Retype only the lines running from the line that contains "Generate a Python" to the line that contains "import pandas as pd", inclusive, and leave the pictures behind.
---+---
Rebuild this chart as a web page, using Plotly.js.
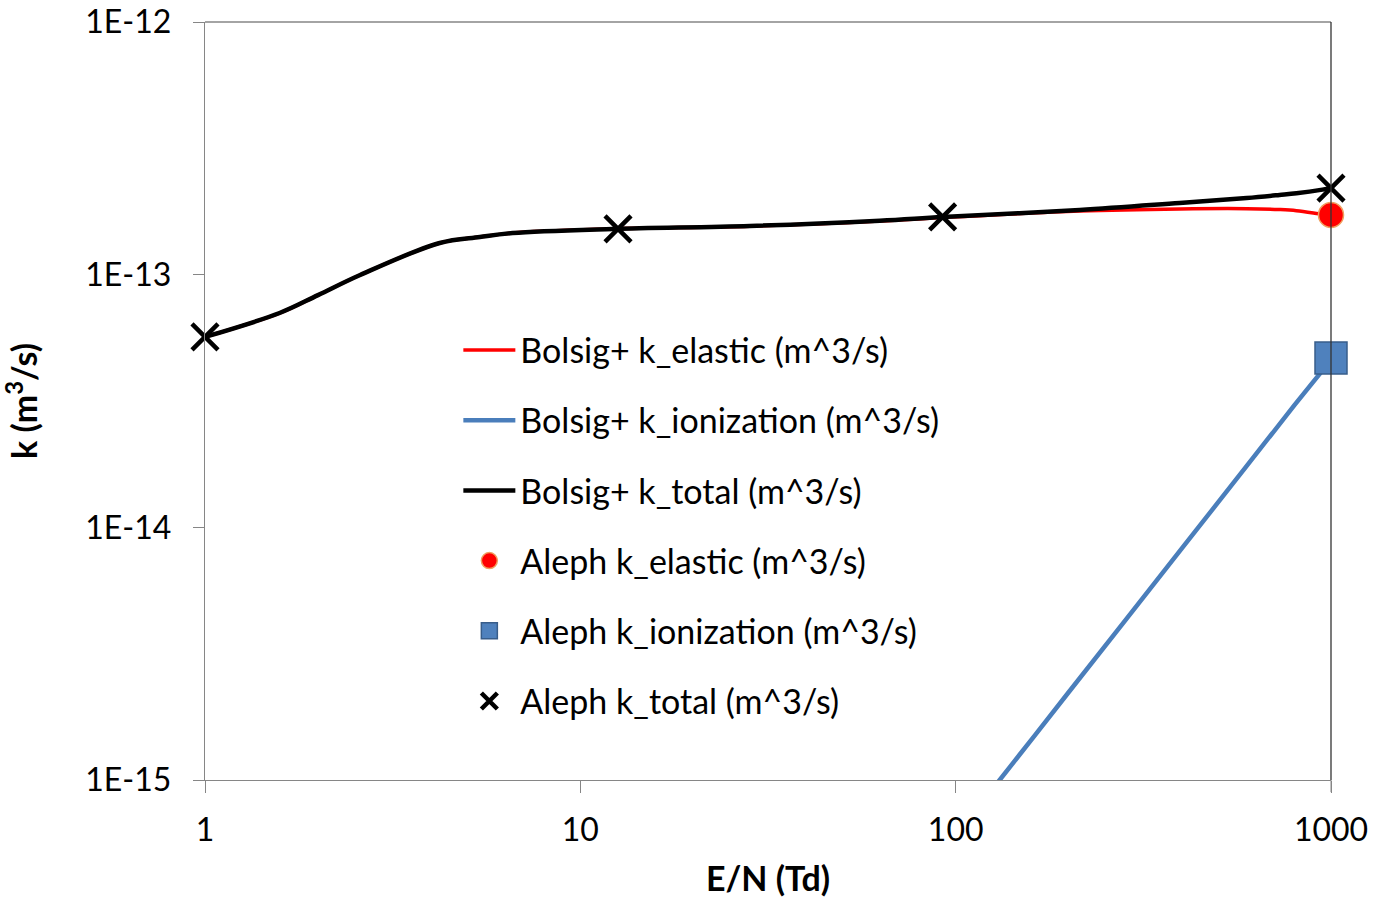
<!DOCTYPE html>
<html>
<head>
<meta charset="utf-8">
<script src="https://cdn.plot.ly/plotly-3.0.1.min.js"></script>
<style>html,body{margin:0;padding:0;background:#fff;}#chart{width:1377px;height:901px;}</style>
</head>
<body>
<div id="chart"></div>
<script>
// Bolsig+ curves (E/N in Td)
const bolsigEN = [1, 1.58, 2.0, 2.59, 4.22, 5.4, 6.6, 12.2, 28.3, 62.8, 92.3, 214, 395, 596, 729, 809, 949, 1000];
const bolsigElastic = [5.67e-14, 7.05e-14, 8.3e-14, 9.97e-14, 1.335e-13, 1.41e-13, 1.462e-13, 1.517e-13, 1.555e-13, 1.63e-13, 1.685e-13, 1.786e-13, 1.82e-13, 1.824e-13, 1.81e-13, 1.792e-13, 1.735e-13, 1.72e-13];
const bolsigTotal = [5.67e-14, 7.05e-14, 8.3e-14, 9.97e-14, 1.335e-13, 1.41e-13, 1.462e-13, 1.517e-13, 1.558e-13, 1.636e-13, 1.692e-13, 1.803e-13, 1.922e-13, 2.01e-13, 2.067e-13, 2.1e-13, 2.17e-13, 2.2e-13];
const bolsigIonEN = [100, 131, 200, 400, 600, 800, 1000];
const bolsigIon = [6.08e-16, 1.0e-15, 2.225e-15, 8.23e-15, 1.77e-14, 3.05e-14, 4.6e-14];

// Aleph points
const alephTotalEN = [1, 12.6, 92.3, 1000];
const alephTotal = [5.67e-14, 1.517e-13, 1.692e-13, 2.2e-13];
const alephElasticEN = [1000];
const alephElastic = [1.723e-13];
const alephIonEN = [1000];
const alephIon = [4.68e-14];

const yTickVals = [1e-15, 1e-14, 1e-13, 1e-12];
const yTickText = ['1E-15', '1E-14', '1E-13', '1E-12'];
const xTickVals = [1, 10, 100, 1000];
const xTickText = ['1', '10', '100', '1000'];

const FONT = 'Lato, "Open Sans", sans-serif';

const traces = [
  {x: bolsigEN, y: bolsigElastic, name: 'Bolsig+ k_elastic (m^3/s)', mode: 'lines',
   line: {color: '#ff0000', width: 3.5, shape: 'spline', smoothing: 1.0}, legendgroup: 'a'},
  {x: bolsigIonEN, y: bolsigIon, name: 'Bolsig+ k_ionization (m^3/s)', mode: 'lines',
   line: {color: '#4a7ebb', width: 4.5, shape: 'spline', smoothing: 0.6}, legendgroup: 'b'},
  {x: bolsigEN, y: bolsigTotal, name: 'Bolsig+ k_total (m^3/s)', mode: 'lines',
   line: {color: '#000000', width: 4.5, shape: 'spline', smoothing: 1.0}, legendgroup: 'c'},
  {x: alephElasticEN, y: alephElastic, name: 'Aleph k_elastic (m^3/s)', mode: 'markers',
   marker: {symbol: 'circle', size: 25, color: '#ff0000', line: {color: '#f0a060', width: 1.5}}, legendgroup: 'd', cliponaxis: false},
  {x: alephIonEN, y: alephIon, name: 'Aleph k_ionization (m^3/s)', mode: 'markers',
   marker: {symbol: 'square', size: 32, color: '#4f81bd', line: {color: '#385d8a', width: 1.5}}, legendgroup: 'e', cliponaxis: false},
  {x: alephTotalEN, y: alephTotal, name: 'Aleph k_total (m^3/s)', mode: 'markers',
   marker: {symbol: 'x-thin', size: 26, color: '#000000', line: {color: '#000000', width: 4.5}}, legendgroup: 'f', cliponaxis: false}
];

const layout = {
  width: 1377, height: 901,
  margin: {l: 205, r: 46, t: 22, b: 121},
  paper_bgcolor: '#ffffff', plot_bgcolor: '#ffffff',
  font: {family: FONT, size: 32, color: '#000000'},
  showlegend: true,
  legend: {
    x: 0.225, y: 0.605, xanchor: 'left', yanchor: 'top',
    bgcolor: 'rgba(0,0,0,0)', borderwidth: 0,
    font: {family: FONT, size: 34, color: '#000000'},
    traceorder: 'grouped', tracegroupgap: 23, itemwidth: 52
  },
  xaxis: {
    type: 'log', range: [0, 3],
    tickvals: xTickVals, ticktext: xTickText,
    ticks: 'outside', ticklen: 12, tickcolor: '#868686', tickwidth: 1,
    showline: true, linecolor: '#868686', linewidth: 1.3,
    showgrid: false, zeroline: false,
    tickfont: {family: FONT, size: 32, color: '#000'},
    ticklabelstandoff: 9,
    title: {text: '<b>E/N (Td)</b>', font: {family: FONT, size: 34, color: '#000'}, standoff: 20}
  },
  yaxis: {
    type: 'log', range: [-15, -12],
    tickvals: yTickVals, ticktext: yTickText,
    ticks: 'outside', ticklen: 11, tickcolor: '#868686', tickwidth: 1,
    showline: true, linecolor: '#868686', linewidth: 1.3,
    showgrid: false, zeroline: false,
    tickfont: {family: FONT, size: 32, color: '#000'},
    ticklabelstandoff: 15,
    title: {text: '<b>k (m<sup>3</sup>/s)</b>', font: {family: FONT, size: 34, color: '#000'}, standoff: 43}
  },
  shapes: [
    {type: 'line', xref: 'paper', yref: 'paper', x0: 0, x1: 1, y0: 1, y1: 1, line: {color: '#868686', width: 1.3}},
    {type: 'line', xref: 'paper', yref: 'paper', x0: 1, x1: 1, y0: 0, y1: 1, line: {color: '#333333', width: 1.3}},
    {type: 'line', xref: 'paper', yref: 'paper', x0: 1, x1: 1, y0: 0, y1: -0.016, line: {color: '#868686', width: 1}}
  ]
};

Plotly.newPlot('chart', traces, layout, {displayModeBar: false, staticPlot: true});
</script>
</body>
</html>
---+---
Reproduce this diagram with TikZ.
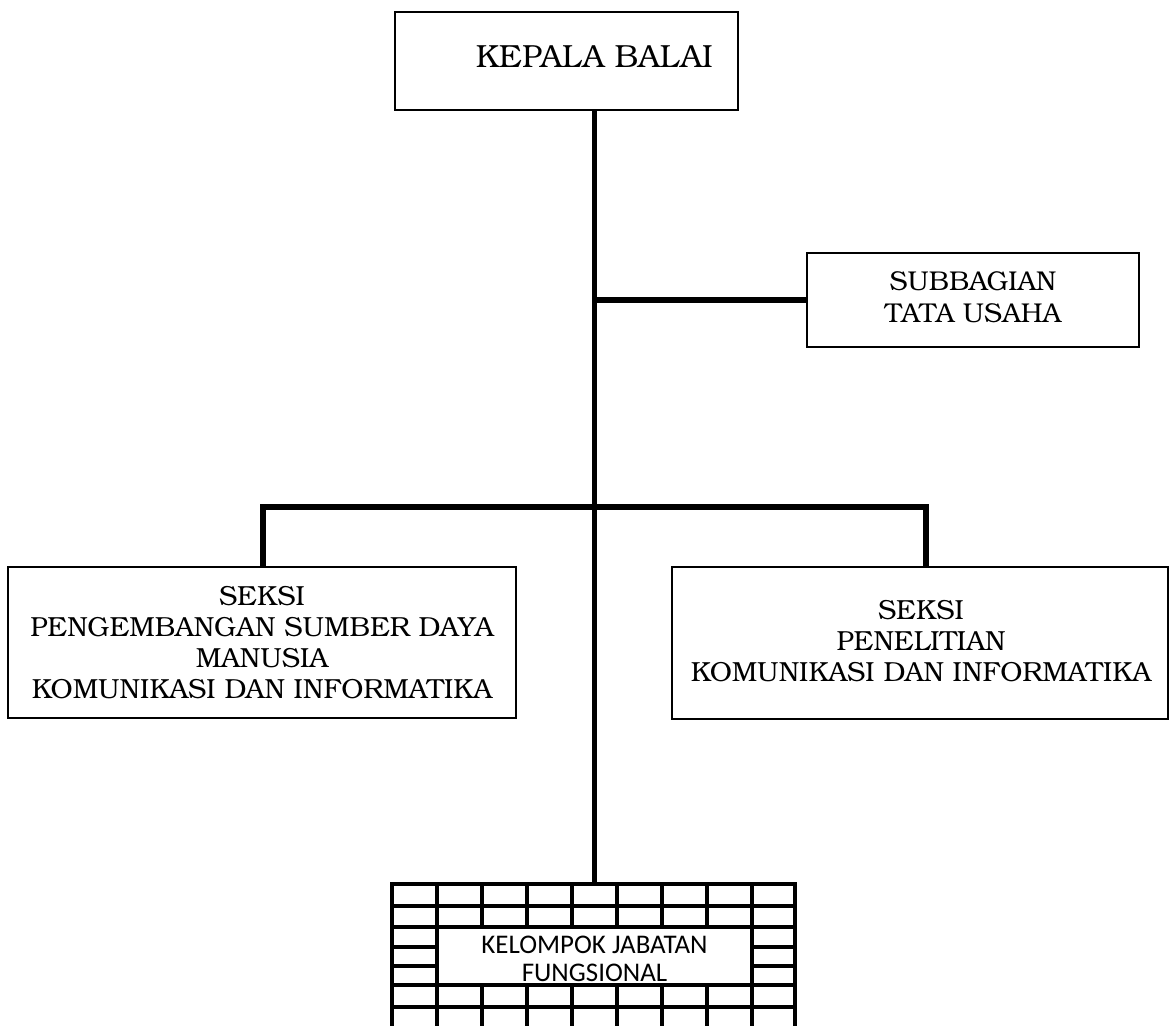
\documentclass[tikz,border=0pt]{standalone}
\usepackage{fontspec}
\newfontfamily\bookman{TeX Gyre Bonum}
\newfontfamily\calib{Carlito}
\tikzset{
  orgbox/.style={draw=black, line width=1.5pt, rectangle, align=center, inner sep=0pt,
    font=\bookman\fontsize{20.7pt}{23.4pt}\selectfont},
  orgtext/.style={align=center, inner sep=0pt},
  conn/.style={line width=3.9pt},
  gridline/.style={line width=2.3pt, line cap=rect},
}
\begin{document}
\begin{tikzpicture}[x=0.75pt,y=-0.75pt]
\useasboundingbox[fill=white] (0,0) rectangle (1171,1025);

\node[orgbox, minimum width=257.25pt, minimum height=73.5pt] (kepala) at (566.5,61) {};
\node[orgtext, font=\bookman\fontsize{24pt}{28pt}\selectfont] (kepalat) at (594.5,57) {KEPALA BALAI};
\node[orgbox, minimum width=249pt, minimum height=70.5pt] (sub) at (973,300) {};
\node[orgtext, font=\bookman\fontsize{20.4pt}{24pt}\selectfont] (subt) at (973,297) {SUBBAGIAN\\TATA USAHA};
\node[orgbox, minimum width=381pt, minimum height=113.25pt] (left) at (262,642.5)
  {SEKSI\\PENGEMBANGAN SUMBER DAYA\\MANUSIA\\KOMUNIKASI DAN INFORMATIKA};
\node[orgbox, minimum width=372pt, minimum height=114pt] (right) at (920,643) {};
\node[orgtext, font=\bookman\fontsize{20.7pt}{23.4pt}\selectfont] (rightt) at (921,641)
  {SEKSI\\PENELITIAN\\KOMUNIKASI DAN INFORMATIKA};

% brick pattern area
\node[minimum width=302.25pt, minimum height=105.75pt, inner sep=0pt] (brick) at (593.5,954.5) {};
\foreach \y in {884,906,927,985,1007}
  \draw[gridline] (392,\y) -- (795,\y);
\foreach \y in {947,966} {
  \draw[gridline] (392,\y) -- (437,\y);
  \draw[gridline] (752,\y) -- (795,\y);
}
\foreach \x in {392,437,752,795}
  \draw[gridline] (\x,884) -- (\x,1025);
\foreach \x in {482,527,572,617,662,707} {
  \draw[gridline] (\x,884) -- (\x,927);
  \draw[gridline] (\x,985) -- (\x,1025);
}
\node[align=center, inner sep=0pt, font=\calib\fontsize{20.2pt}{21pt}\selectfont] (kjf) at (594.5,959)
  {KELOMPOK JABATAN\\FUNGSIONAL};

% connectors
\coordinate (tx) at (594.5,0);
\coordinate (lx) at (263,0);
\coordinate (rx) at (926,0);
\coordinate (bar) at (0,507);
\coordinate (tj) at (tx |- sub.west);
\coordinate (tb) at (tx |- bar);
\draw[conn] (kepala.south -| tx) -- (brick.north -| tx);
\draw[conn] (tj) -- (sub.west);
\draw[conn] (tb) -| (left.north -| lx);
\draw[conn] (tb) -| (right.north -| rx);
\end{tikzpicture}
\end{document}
---+---
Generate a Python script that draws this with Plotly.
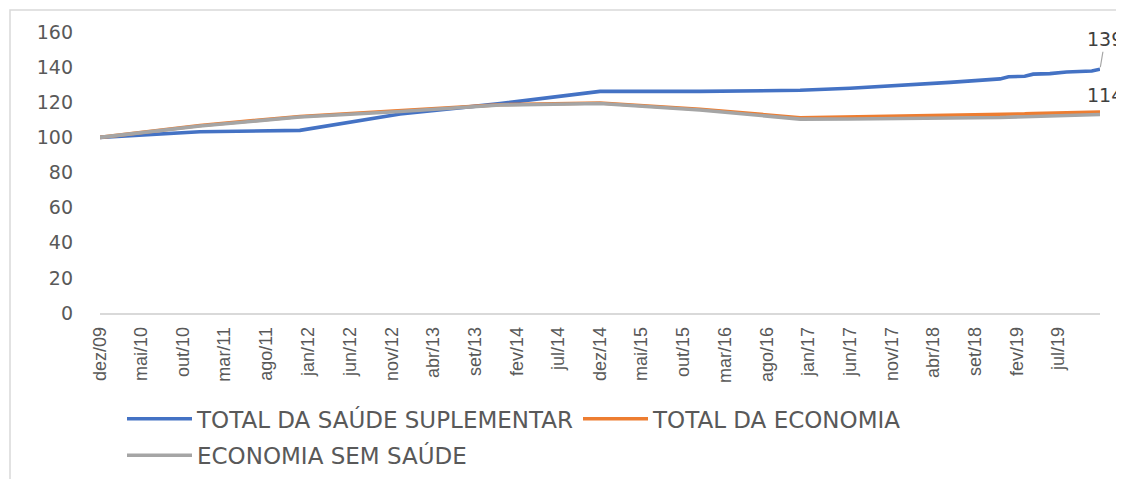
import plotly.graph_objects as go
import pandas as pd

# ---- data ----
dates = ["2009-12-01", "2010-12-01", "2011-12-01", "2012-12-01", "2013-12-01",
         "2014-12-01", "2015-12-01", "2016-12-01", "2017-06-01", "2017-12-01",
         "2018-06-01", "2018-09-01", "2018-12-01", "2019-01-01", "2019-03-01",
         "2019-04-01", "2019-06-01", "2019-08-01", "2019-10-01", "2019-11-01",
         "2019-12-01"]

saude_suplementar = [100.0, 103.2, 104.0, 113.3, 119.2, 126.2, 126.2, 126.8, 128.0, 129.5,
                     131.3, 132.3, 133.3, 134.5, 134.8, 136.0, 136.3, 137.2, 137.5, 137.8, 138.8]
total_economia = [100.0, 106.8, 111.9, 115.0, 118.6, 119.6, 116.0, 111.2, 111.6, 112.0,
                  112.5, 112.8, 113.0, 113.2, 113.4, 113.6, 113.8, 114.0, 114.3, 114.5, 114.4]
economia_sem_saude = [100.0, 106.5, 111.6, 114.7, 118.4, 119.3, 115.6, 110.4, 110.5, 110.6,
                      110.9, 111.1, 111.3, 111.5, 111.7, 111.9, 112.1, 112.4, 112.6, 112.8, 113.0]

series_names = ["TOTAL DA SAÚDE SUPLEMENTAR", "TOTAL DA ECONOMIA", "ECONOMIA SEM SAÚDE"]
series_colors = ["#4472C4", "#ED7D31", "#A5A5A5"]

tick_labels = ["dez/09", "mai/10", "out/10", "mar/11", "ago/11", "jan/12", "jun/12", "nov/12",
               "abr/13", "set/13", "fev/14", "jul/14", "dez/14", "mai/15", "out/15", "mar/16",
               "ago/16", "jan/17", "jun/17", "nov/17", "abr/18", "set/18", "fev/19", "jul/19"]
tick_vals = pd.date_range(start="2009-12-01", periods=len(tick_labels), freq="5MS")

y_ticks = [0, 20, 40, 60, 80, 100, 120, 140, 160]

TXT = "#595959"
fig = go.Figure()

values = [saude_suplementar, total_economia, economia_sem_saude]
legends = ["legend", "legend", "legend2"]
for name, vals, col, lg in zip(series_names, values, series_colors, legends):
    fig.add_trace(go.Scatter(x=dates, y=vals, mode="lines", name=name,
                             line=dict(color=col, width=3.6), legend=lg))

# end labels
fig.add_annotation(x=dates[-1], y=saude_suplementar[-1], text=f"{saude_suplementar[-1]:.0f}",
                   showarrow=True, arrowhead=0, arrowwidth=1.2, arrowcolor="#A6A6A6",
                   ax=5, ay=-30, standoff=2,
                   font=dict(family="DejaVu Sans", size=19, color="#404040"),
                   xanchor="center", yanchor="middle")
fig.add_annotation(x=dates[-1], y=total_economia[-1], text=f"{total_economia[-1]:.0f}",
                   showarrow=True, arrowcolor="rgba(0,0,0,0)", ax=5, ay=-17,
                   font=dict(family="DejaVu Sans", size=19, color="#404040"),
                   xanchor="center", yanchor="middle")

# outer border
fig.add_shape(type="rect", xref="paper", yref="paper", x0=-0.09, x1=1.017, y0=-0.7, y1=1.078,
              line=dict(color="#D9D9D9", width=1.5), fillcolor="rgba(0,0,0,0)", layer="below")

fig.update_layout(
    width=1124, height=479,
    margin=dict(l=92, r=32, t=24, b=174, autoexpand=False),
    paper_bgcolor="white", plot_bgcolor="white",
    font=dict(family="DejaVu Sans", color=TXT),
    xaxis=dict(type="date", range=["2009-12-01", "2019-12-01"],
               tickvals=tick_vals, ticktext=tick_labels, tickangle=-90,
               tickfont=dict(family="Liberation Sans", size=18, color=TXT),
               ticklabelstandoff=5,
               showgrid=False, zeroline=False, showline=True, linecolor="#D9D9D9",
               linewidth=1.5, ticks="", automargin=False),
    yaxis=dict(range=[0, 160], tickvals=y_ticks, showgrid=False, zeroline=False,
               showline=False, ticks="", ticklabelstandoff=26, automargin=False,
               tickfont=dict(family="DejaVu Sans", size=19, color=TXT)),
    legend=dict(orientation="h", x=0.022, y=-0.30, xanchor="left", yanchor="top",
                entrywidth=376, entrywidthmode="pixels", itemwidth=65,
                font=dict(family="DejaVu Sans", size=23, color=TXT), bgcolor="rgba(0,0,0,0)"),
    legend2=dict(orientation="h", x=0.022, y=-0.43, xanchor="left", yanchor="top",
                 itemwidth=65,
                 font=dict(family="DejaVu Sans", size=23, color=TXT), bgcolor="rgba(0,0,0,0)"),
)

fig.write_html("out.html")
---+---
### Solution below
Generate a Python script that draws this with Plotly.
import plotly.graph_objects as go
import pandas as pd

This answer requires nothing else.